When a twinge of pain or a wobble lets you know your knees aren’t as sturdy as they once were, buying a quality knee brace might be your first step.
But how do you know which one to choose?
Meeting your knee’s needs
There are hundreds of types of knee braces, but according to J. Kristopher Ware, MD, an orthopedic surgeon with the Hartford HealthCare Bone & Joint Institute, your specific needs can help narrow down the options.
“Choosing a brace depends on the patient’s circumstances. In most cases, brace use is temporary or limited to specific activities. The duration of use varies from all the time for post-operative bracing, to limited use during sports for functional braces,” said Dr. Ware.
Common types of knee braces include:
- Compression/support: These neoprene or fabric sleeves slide onto the knee. Although they provide little structural support, they do help with compression to reduce swelling. They can also improve joint position sense, and people sometimes feel improved confidence in their knees wearing one, Dr. Ware said. This brace is helpful if you suffer from mild knee swelling, patellofemoral pain syndrome or mild arthritis.

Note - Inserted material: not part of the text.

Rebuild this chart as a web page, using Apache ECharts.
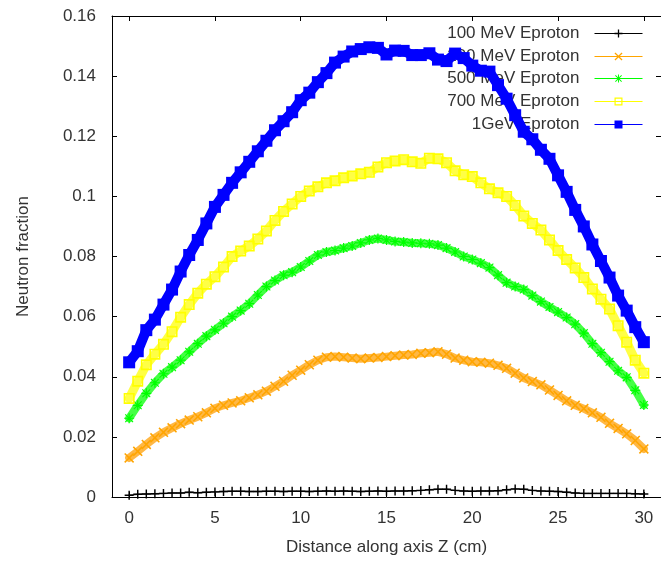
<!DOCTYPE html>
<html>
<head>
<meta charset="utf-8">
<script src="https://cdn.jsdelivr.net/npm/echarts@6/dist/echarts.min.js"></script>
<style>
html,body{margin:0;padding:0;background:#fff;}
#chart{width:661px;height:566px;}
</style>
</head>
<body>
<div id="chart"></div>
<script>
const seriesNames = ['100 MeV Eproton', '200 MeV Eproton', '500 MeV Eproton', '700 MeV Eproton', '1GeV Eproton'];
const xTicks = [0, 5, 10, 15, 20, 25, 30];
const yTicks = [0, 0.02, 0.04, 0.06, 0.08, 0.1, 0.12, 0.14, 0.16];
const zPositions = [0, 0.5, 1, 1.5, 2, 2.5, 3, 3.5, 4, 4.5, 5, 5.5, 6, 6.5, 7, 7.5, 8, 8.5, 9, 9.5,
  10, 10.5, 11, 11.5, 12, 12.5, 13, 13.5, 14, 14.5, 15, 15.5, 16, 16.5, 17, 17.5, 18, 18.5, 19, 19.5,
  20, 20.5, 21, 21.5, 22, 22.5, 23, 23.5, 24, 24.5, 25, 25.5, 26, 26.5, 27, 27.5, 28, 28.5, 29, 29.5, 30];

const mev100 = [0.0006, 0.0009, 0.0010, 0.0011, 0.0012, 0.0013, 0.0013, 0.0016, 0.0014, 0.0016,
  0.0017, 0.0018, 0.0019, 0.0019, 0.0018, 0.0018, 0.0019, 0.0019, 0.0018, 0.0019,
  0.0019, 0.0018, 0.0019, 0.0020, 0.0019, 0.0020, 0.0019, 0.0018, 0.0019, 0.0020,
  0.0019, 0.0020, 0.0020, 0.0021, 0.0022, 0.0024, 0.0026, 0.0026, 0.0022, 0.0020,
  0.0019, 0.0020, 0.0020, 0.0021, 0.0024, 0.0027, 0.0026, 0.0022, 0.0020, 0.0019,
  0.0018, 0.0016, 0.0013, 0.0012, 0.0012, 0.0012, 0.0012, 0.0012, 0.0012, 0.0011, 0.0010];

const mev200 = [0.0130, 0.0152, 0.0175, 0.0197, 0.0215, 0.0230, 0.0244, 0.0256, 0.0267, 0.0280,
  0.0295, 0.0305, 0.0313, 0.0320, 0.0330, 0.0340, 0.0352, 0.0368, 0.0385, 0.0405,
  0.0422, 0.0440, 0.0455, 0.0465, 0.0467, 0.0465, 0.0462, 0.0460, 0.0462, 0.0464,
  0.0467, 0.0470, 0.0472, 0.0474, 0.0478, 0.0480, 0.0483, 0.0475, 0.0462, 0.0455,
  0.0450, 0.0448, 0.0445, 0.0438, 0.0428, 0.0412, 0.0396, 0.0384, 0.0373, 0.0356,
  0.0338, 0.0320, 0.0305, 0.0294, 0.0280, 0.0265, 0.0245, 0.0228, 0.0210, 0.0188, 0.0160];

const mev500 = [0.0262, 0.0305, 0.0345, 0.0380, 0.0410, 0.0432, 0.0455, 0.0483, 0.0510, 0.0535,
  0.0556, 0.0578, 0.0600, 0.0620, 0.0643, 0.0672, 0.0700, 0.0720, 0.0738, 0.0748,
  0.0765, 0.0785, 0.0805, 0.0815, 0.0820, 0.0828, 0.0835, 0.0845, 0.0855, 0.0860,
  0.0855, 0.0850, 0.0848, 0.0845, 0.0844, 0.0842, 0.0838, 0.0828, 0.0815, 0.0800,
  0.0790, 0.0778, 0.0763, 0.0738, 0.0713, 0.0700, 0.0690, 0.0670, 0.0650, 0.0632,
  0.0615, 0.0597, 0.0575, 0.0545, 0.0510, 0.0480, 0.0450, 0.0420, 0.0398, 0.0355, 0.0306];

const mev700 = [0.0328, 0.0385, 0.0440, 0.0475, 0.0508, 0.0550, 0.0598, 0.0640, 0.0678, 0.0708,
  0.0733, 0.0765, 0.0800, 0.0818, 0.0835, 0.0858, 0.0885, 0.0920, 0.0950, 0.0975,
  0.1000, 0.1018, 0.1032, 0.1045, 0.1052, 0.1062, 0.1068, 0.1075, 0.1080, 0.1098,
  0.1112, 0.1118, 0.1122, 0.1115, 0.1110, 0.1127, 0.1125, 0.1112, 0.1085, 0.1072,
  0.1066, 0.1045, 0.1025, 0.1012, 0.1000, 0.0970, 0.0935, 0.0910, 0.0888, 0.0855,
  0.0820, 0.0790, 0.0762, 0.0730, 0.0692, 0.0658, 0.0625, 0.0570, 0.0515, 0.0455, 0.0412];

const gev1 = [0.0448, 0.0485, 0.0555, 0.0590, 0.0640, 0.0690, 0.0750, 0.0805, 0.0855, 0.0910,
  0.0965, 0.1005, 0.1045, 0.1080, 0.1115, 0.1150, 0.1185, 0.1220, 0.1250, 0.1280,
  0.1320, 0.1345, 0.1380, 0.1410, 0.1445, 0.1465, 0.1482, 0.1490, 0.1496, 0.1494,
  0.1472, 0.1485, 0.1484, 0.1470, 0.1470, 0.1476, 0.1455, 0.1450, 0.1475, 0.1460,
  0.1435, 0.1418, 0.1415, 0.1370, 0.1325, 0.1270, 0.1215, 0.1190, 0.1155, 0.1125,
  0.1070, 0.1015, 0.0955, 0.0900, 0.0840, 0.0785, 0.0730, 0.0670, 0.0620, 0.0565, 0.0515];

const seriesValues = [mev100, mev200, mev500, mev700, gev1];
const colors = ['#000000', '#ffa500', '#00ff00', '#ffff00', '#0000ff'];
const bandColors = ['#555555', '#ffb845', '#45ff45', '#ffff45', '#0000ff'];

const SYM_PLUS = 'path://M4.2,0H5.8V4.2H10V5.8H5.8V10H4.2V5.8H0V4.2H4.2Z';
const SYM_CROSS = 'path://M1.1,0L5,3.9L8.9,0L10,1.1L6.1,5L10,8.9L8.9,10L5,6.1L1.1,10L0,8.9L3.9,5L0,1.1Z';
const SYM_STAR = 'path://M4.4,0H5.6V4.4H10V5.6H5.6V10H4.4V5.6H0V4.4H4.4Z M1.5,0.7L5,4.2L8.5,0.7L9.3,1.5L5.8,5L9.3,8.5L8.5,9.3L5,5.8L1.5,9.3L0.7,8.5L4.2,5L0.7,1.5Z';
const SYM_OSQ = 'path://M0,0H10V10H0Z M1.5,1.5V8.5H8.5V1.5Z';
const symbols = [SYM_PLUS, SYM_CROSS, SYM_STAR, SYM_OSQ, 'rect'];
const symSizes = [9, 10, 10, 11, 12];
const lineWidths = [1.5, 8, 8, 9, 10];

const txt = '#333';
const font = 'Liberation Sans, Arial, sans-serif';

const chart = echarts.init(document.getElementById('chart'), null, {renderer: 'canvas'});

const series = seriesNames.map((name, i) => ({
  name: name,
  type: 'line',
  xAxisIndex: 0,
  yAxisIndex: 0,
  data: zPositions.map((z, j) => [z, seriesValues[i][j]]),
  symbol: symbols[i],
  symbolSize: symSizes[i],
  showAllSymbol: true,
  clip: false,
  color: colors[i],
  lineStyle: {color: bandColors[i], width: lineWidths[i], join: 'round', cap: 'round'},
  itemStyle: {color: colors[i], borderWidth: 0},
  emphasis: {disabled: true},
  animation: false,
  z: 2 + i
}));

const rowTops = [25, 48, 70, 93, 116];
const legends = seriesNames.map((name, i) => ({
  data: [{name: name, lineStyle: {width: 1, color: colors[i]}}],
  orient: 'vertical',
  right: 18,
  top: rowTops[i],
  align: 'right',
  padding: 0,
  itemWidth: 48,
  itemHeight: 10,
  z: 1,
  selectedMode: false,
  lineStyle: {width: 1, color: colors[i], cap: 'butt'},
  textStyle: {fontFamily: font, fontSize: 17, color: txt, padding: [0, 10, 0, 0]}
}));

const option = {
  backgroundColor: '#ffffff',
  animation: false,
  grid: {left: 112, top: 16, width: 552, height: 481, containLabel: false},
  legend: legends,
  xAxis: [{
    type: 'value', min: -1, max: 31, position: 'bottom',
    name: 'Distance along axis Z (cm)', nameLocation: 'middle', nameGap: 42,
    nameTextStyle: {fontFamily: font, fontSize: 17, color: txt},
    axisLine: {show: true, onZero: false, lineStyle: {color: '#000', width: 1}},
    axisTick: {show: true, inside: true, length: 5, lineStyle: {color: '#000'}, customValues: xTicks},
    axisLabel: {show: true, margin: 13, fontFamily: font, fontSize: 17, color: txt, customValues: xTicks,
      formatter: v => String(v)},
    splitLine: {show: false}
  }, {
    type: 'value', min: -1, max: 31, position: 'top',
    axisLine: {show: true, onZero: false, lineStyle: {color: '#000', width: 1}},
    axisTick: {show: true, inside: true, length: 5, lineStyle: {color: '#000'}, customValues: xTicks},
    axisLabel: {show: false},
    splitLine: {show: false}
  }],
  yAxis: [{
    type: 'value', min: 0, max: 0.16, interval: 0.02, position: 'left',
    name: 'Neutron fraction', nameLocation: 'middle', nameGap: 80,
    nameTextStyle: {fontFamily: font, fontSize: 17, color: txt},
    axisLine: {show: true, onZero: false, lineStyle: {color: '#000', width: 1}},
    axisTick: {show: true, inside: true, length: 5, lineStyle: {color: '#000'}},
    axisLabel: {show: true, margin: 16, fontFamily: font, fontSize: 17, color: txt,
      formatter: v => String(Math.round(v * 100) / 100)},
    splitLine: {show: false}
  }, {
    type: 'value', min: 0, max: 0.16, interval: 0.02, position: 'right',
    axisLine: {show: true, onZero: false, lineStyle: {color: '#000', width: 1}},
    axisTick: {show: true, inside: true, length: 5, lineStyle: {color: '#000'}},
    axisLabel: {show: false},
    splitLine: {show: false}
  }],
  series: series
};

chart.setOption(option);
</script>
</body>
</html>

- Functional braces: These braces provide stability with rigid side supports or custom fit hinges. They can be used during sports and recreational activities, allowing athletes to return to play after a ligament injury. In some cases, they may reduce the risk of recurrent injury.
- Unloading braces: When significant arthritis is affecting one side of the knee, these braces “unload” the arthritic side and force pressure onto the healthy side.
- Patellar stabilizing braces: After a patellar – or kneecap – dislocation, these braces use pressure to keep the kneecap in the correct position.
- Controlled motion braces: These long braces have hinges that can be locked at certain positions in the range of motion. These are most commonly prescribed after a knee fracture or ligament reconstruction surgery. Because they limit range of motion, they protect the knee but allow for limited activities.
Once the type of brace chosen, it’s equally important to select the correct size, Dr. Ware said.
“Custom braces are typically fabricated based on a mold of the knee. Non custom fit, or ‘off the shelf’ braces are selected based mostly on circumference of the knee and thigh,” he explained, adding that an orthotist, or brace-fitting specialist, can help select the best size.
Still confused? Ask an expert
Because they specialize in finding the best solutions for patients with knee trouble, orthopedic surgeons, physical therapists, athletic trainers and orthotists, or a healthcare professional who makes and fits braces and splints, are the best resource if you’re having instability or pain, said Dr. Ware.
With the size and type of brace in hand, knee braces can be ordered online or purchased in a medical supply or sporting goods store.